Tuesday, February 18, 2003

it’s alright – I feel it! 2: electric boogaloo
note: “electric boogaloo” is always a good subtitle to any second volume in a series, preferably following the number two. the influence of breakin’ 2 will never die.
side a
1. “tyrone (live version),” erykah badu. baduism was good; “tyrone” (and, for that matter, most of her live album) was great. a sassed-up mama-don’t-take-no-mess polemic much more interesting than her usual collard-greens-n-droppin’-science rhetoric.
2. “I am the black gold of the sun (4 hero remix),” nuyorican soul featuring jocelyn brown. a note-perfect, dreamy house cover of minnie riperton’s classic given an even fresher d’n’b paint job by the gorgeously jazzy junglists 4 hero. deep as it gets.
3. “romantic,” karyn white. unspeakable joy.
4. “the party continues,” jd featuring usher and da brat. cameo-sampling southern creaminess complete with an interpolation of “get down on it.” to reiterate, da brat on someone else’s record = goodness. dupri makes puffy sound like biggie in comparison.
5. “funkin’ for jamaica (n.y.),” tom browne. horny disco-soul-funk of the highest order, with a groove that don’t stop, ‘cause it can’t stop.
6. “no one else (puff daddy remix),” total featuring foxy brown, lil’ kim, and da brat. sistahs are doin’ it for theyselves! possibly the all-girl highlight of the ‘90s.

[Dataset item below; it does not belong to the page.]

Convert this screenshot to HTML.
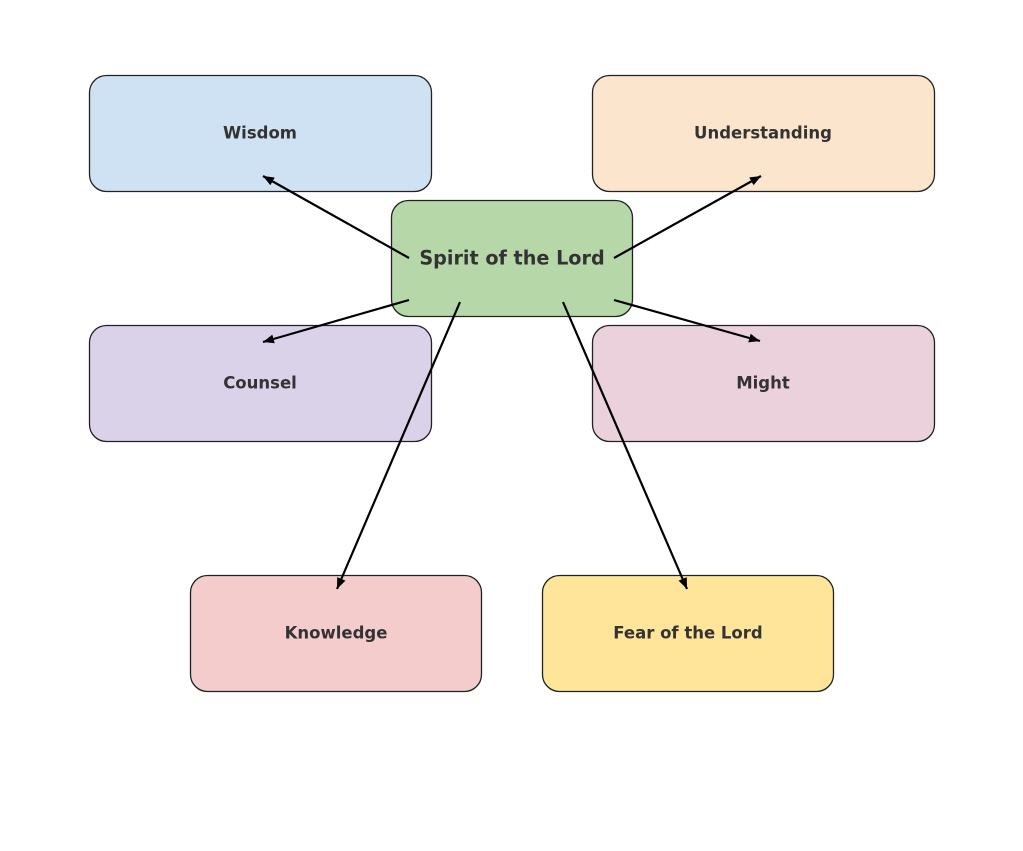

7. “5 miles to empty (r.h. factor 215th place mix),” brownstone. the most slept-on r-and-b group of the decade, perfection on ballads and midtempos (“grapevyne,” “if you love me”), with the first salvo from their soph effort, souped up into dancefloor heaven. the vocals spiral higher and higher into the sky until you have to come down ‘cause you can’t go any further up.
8. “luchini aka (this is it),” camp lo. the most slept-on hiphop track of the decade, like digable planets without the annoyance factor or the female member and with an obsession with the glory days of blaxploitation. anyone know where the horn sample comes from?

side b
1. “gettin’ jiggy wit it,” will smith. jiggy is as jiggy does: a hit of pure sunshine-off-the-water.
2. “on our own (from ghostbusters II) (dance!…ya know it! version),” bobby brown. back when b-brown was still happy, and tougher than leather. for pete’s sake, he even made a ghostbusters theme sound good. this version picked for it’s slice-and-dice stutter-stop “dance! d-d-dance!” cuisinart sequence immediately preceding the first verse.
3. “circles,” adam f. he didn’t always make hiphop records, you know. adam f’s first stock-in-trade was spot-on drum-n-bass. this was – and still is – an early classic, thanks in large part to its stand-up bass.
4. “sock it 2 me,” missy elliot featuring da brat. okay, maybe it’s a little overkill, but what could I do? It (was) “the 9-7! it’s the motherfuckin’ bitch era! whatcha’ll niggas wanna do? (it’s) the brat-tat-tat-tat on dat azz!”
5. “jump to it,” aretha franklin. the queen rides in a hooptie. but regally.
6. “put your hands where my eyes could see,” busta rhymes. it’s all about that shimmy-shake rhythm.
7. “to be in love (maw 12”),” masters at work featuring india. nearly a perfect, dancing-for-hours deep house track: relaxed, grooving, with soaring (dare I say inspirational?) vocals, lifting you higher and higher like jackie wilson. one of the masters’ masterpieces.
8. “spice up your life,” spice girls. I give.